Let’s say you have two experts: one says 10% and one says 50%. You see these predictions and need to come up with your own prediction, and you’ll be scored using the Brier loss: (1 - x)^2, where x is the probability you assign to whichever outcome ends up happening (you want to minimize this). Suppose you know nothing about pooling; one really basic thing you can do is to pick an expert to trust at random: report 10% with probability 1⁄2 and 50% with probability 1⁄2. Your expected Brier loss in the case of YES is (0.81 + 0.25)/2 = 0.53, and your expected loss in the case of NO is (0.01 + 0.25)/2 = 0.13.
But, you can do better. Suppose you say 35% -- then your loss is 0.4225 in the case of YES and 0.1225 in the case of NO—better in both cases!

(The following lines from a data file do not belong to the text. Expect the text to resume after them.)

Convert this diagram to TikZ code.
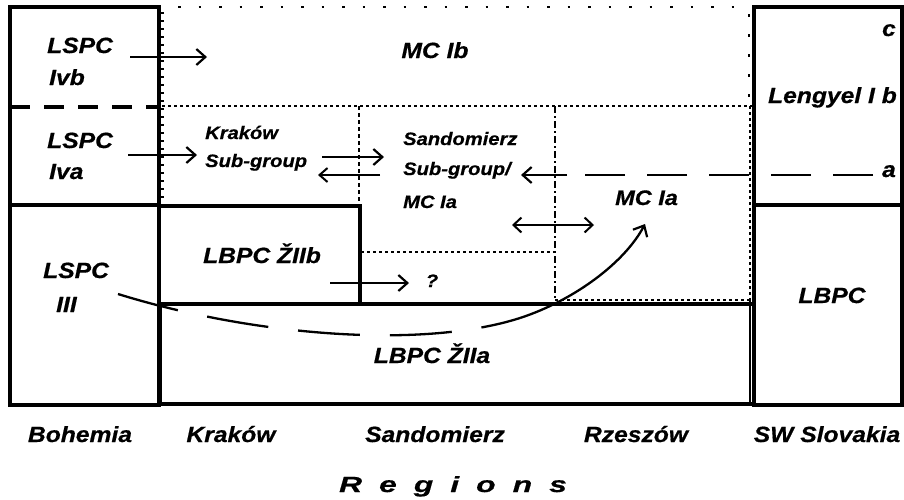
\documentclass[tikz,border=0pt]{standalone}
\usepackage{fontspec}
\setmainfont{Liberation Sans}[FakeStretch=1.12, BoldItalicFeatures={FakeBold=0.6}]
\newfontfamily\widefont{Liberation Sans}[FakeStretch=1.45, BoldItalicFeatures={FakeBold=0.6}]
\usetikzlibrary{arrows.meta}
\begin{document}
\begin{tikzpicture}[x=1pt,y=-1pt,
  big/.style={font=\fontsize{22}{26}\selectfont\bfseries\itshape, inner sep=0pt},
  small/.style={font=\fontsize{18}{22}\selectfont\bfseries\itshape, inner sep=0pt},
  frame/.style={line width=3.5pt, line cap=rect},
  dots/.style={line width=2.8pt, dash pattern=on 3pt off 3pt},
  sparse/.style={line width=2.8pt, dash pattern=on 2.5pt off 18pt},
  tip/.style={-{Straight Barb[length=9pt,width=16pt,line width=2.2pt]}},
  arr/.style={line width=2.4pt, tip},
  thinarr/.style={line width=1.8pt, -{Straight Barb[length=8pt,width=14pt,line width=2pt]}},
  dbl/.style={line width=2.2pt, {Straight Barb[length=8pt,width=15pt,line width=2pt]}-{Straight Barb[length=8pt,width=15pt,line width=2pt]}}]
\useasboundingbox (0,0) rectangle (904,499);
% ---- boxes ----
\draw[frame] (10,7) rectangle (159,405);
\draw[line width=4.5pt] (10,205) -- (160,205);
\draw[line width=3.2pt, dash pattern=on 20pt off 14pt] (10,107) -- (158,107);
\draw[frame] (160,206) -- (360,206) -- (360,304);
\draw[frame] (160,304) rectangle (754,404);
\draw[frame] (754,7) rectangle (902,405);
\draw[frame] (754,205) -- (902,205);
% ---- dotted boundaries ----
\draw[sparse] (178,7) -- (748,7);
\draw[dots] (162,106) -- (752,106);
\draw[line width=1.8pt] (160,7) -- (160,205);
\draw[line width=2.2pt, dash pattern=on 2pt off 6pt] (162.5,12) -- (162.5,205);
\draw[line width=2.8pt, dash pattern=on 4pt off 3pt] (359,106) -- (359,206);
\draw[dots] (361,252) -- (555,252);
\draw[line width=2.4pt, dash pattern=on 7pt off 3pt on 2pt off 3pt] (555,106) -- (555,300);
\draw[dots] (555,300) -- (752,300);
\draw[line width=2.4pt, dash pattern=on 3pt off 17pt] (749,14) -- (749,106);
\draw[dots] (750,106) -- (750,300);
\draw[line width=2.2pt] (750,300) -- (750,405);
% ---- arrow end points ----
\coordinate (a1s) at (130,57);  \coordinate (a1e) at (207,57);
\coordinate (a2s) at (128,155); \coordinate (a2e) at (197,155);
\coordinate (a3s) at (322,157); \coordinate (a3e) at (384,157);
\coordinate (a4s) at (380,175); \coordinate (a4e) at (318,175);
\coordinate (a5s) at (567,175); \coordinate (a5e) at (521,175);
\coordinate (d1s) at (873,175); \coordinate (d1e) at (585,175);
\coordinate (a6s) at (512,225); \coordinate (a6e) at (594,225);
\coordinate (a7s) at (330,283); \coordinate (a7e) at (409,283);
\coordinate (c0) at (118,294);  \coordinate (cm) at (520,318); \coordinate (c1) at (645,224);
% ---- arrows ----
\draw[arr] (a1s) -- (a1e);
\draw[arr] (a2s) -- (a2e);
\draw[arr] (a3s) -- (a3e);
\draw[thinarr] (a4s) -- (a4e);
\draw[arr] (a5s) -- (a5e);
\draw[line width=2.4pt, dash pattern=on 40pt off 22pt] (d1s) -- (d1e);
\draw[dbl] (a6s) -- (a6e);
\draw[arr] (a7s) -- (a7e);
\draw[line width=2.3pt, dash pattern=on 62pt off 30pt] (c0) .. controls (250,335) and (420,350) .. (cm);
\draw[line width=2.3pt, tip] (cm) .. controls (575,300) and (625,262) .. (c1);
% ---- texts ----
\node[big, anchor=base west] (t1) at (47,53) {LSPC};
\node[big, anchor=base west] (t2) at (49,85) {Ivb};
\node[big, anchor=base west] (t3) at (47,148) {LSPC};
\node[big, anchor=base west] (t4) at (49,179) {Iva};
\node[big, anchor=base] (t5) at (435,58) {MC Ib};
\node[small, anchor=base west] (t6) at (205,139) {Kraków};
\node[small, anchor=base west] (t7) at (205,167) {Sub-group};
\node[small, anchor=base west] (t8) at (403,145) {Sandomierz};
\node[small, anchor=base west] (t9) at (403,175) {Sub-group/};
\node[small, anchor=base west] (t10) at (403,208) {MC Ia};
\node[big, anchor=base west, font=\fontsize{21}{25}\selectfont\bfseries\itshape] (t11) at (615,205) {MC Ia};
\node[big, anchor=base west] (t12) at (203,263) {LBPC ŽIIb};
\node[small, anchor=base] (t13) at (432,287) {?};
\node[big, anchor=base west] (t14) at (43,278) {LSPC};
\node[big, anchor=base west] (t15) at (56,312) {III};
\node[big, anchor=base] (t16) at (432,363) {LBPC ŽIIa};
\node[big, anchor=base] (t17) at (832,303) {LBPC};
\node[big, anchor=base east] (t18) at (896,36) {c};
\node[big, anchor=base east] (t19) at (897,103) {Lengyel I b};
\node[big, anchor=base east] (t20) at (896,177) {a};
\node[big, anchor=base] (r1) at (80,442) {Bohemia};
\node[big, anchor=base] (r2) at (231,442) {Kraków};
\node[big, anchor=base] (r3) at (435,442) {Sandomierz};
\node[big, anchor=base] (r4) at (636,442) {Rzeszów};
\node[big, anchor=base] (r5) at (827,442) {SW Slovakia};
\node[big, anchor=base, font=\fontsize{22}{26}\selectfont\widefont\bfseries\itshape] (rg) at (453,492) {R\kern17pt e\kern17pt g\kern17pt i\kern17pt o\kern17pt n\kern17pt s};
\end{tikzpicture}
\end{document}
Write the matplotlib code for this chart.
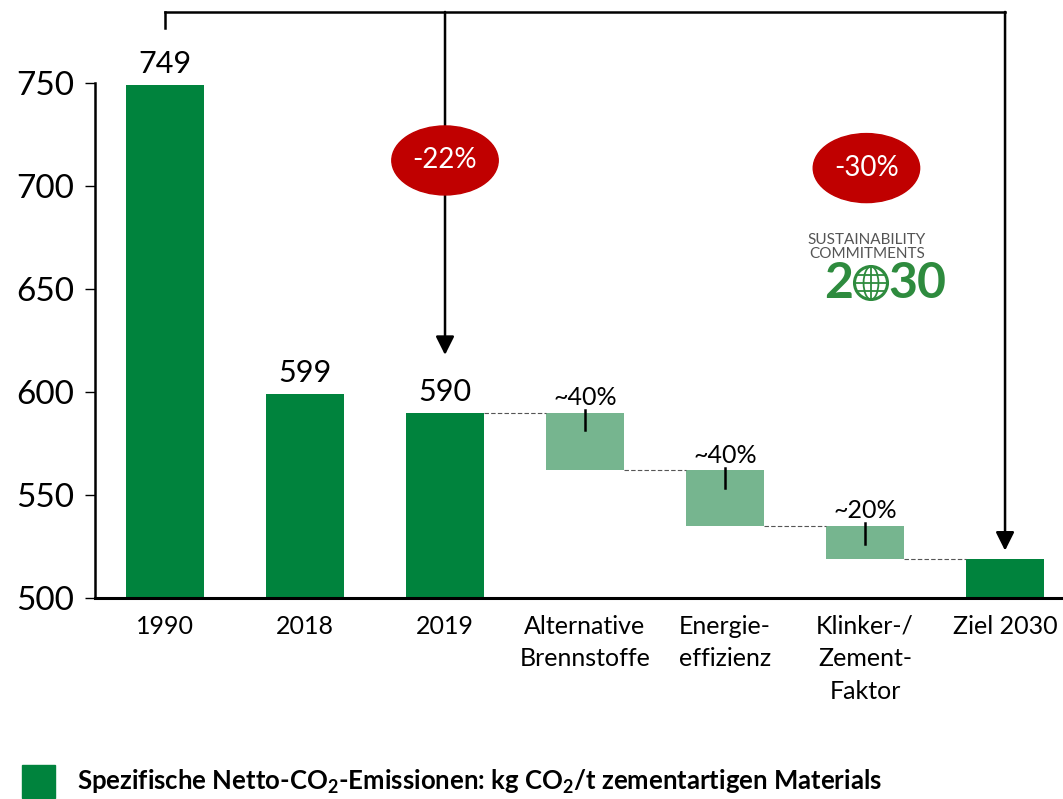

So you might ask: what is the strategy the gives me the largest possible guaranteed improvement over choosing a random expert? The answer is linear pooling (averaging the experts). This gets you 0.49 in the case of YES and 0.09 in the case of NO (an improvement of 0.04 in each case).
Now suppose you were instead being scored with a log loss—so your loss is -ln(x), where x is the probability you assign to whichever outcome ends up happening. Your expected log loss in the case of YES is (-ln(0.1) - ln(0.5))/2 ~ 1.498, and in the case of NO is (-ln(0.9) - ln(0.5))/2 ~ 0.399.
Again you can ask: what is the strategy that gives you the largest possible guaranteed improvement of this “choose a random expert” strategy? This time, the answer is logarithmic pooling (taking the geometric mean of the odds). This is 25%, which has a loss of 1.386 in the case of YES and 0.288 in the case of NO, an improvement of about 0.111 in each case.
(This works just as well with weights: say you trust one expert more than the other. You could choose an expert at random in proportion to these weights; the strategy that guarantees the largest improvement over this is to take the weighted pool of the experts’ probabilities.)
This generalizes to other scoring rules as well. I co-wrote a paper about this, which you can find here, or here’s a talk if you prefer.
What’s the moral here? I wouldn’t say that it’s “use arithmetic pooling if you’re being scored with the Brier score and logarithmic pooling if you’re being scored with the log score”; as Simon’s data somewhat convincingly demonstrated (and as I think I would have predicted), logarithmic pooling works better regardless of the scoring rule.
Instead I would say: the same judgments that would influence your decision about which scoring rule to use should also influence your decision about which pooling method to use. The log scoring rule is useful for distinguishing between extreme probabilities; it treats 0.01% as substantially different from 1%. Logarithmic pooling does the same thing: the pool of 1% and 50% is about 10%, and the pool of 0.01% and 50% is about 1%. By contrast, if you don’t care about the difference between 0.01% and 1% (“they both round to zero”), perhaps you should use the quadratic scoring rule; and if you’re already not taking distinctions between low and extremely low probabilities seriously, you might as well use linear pooling.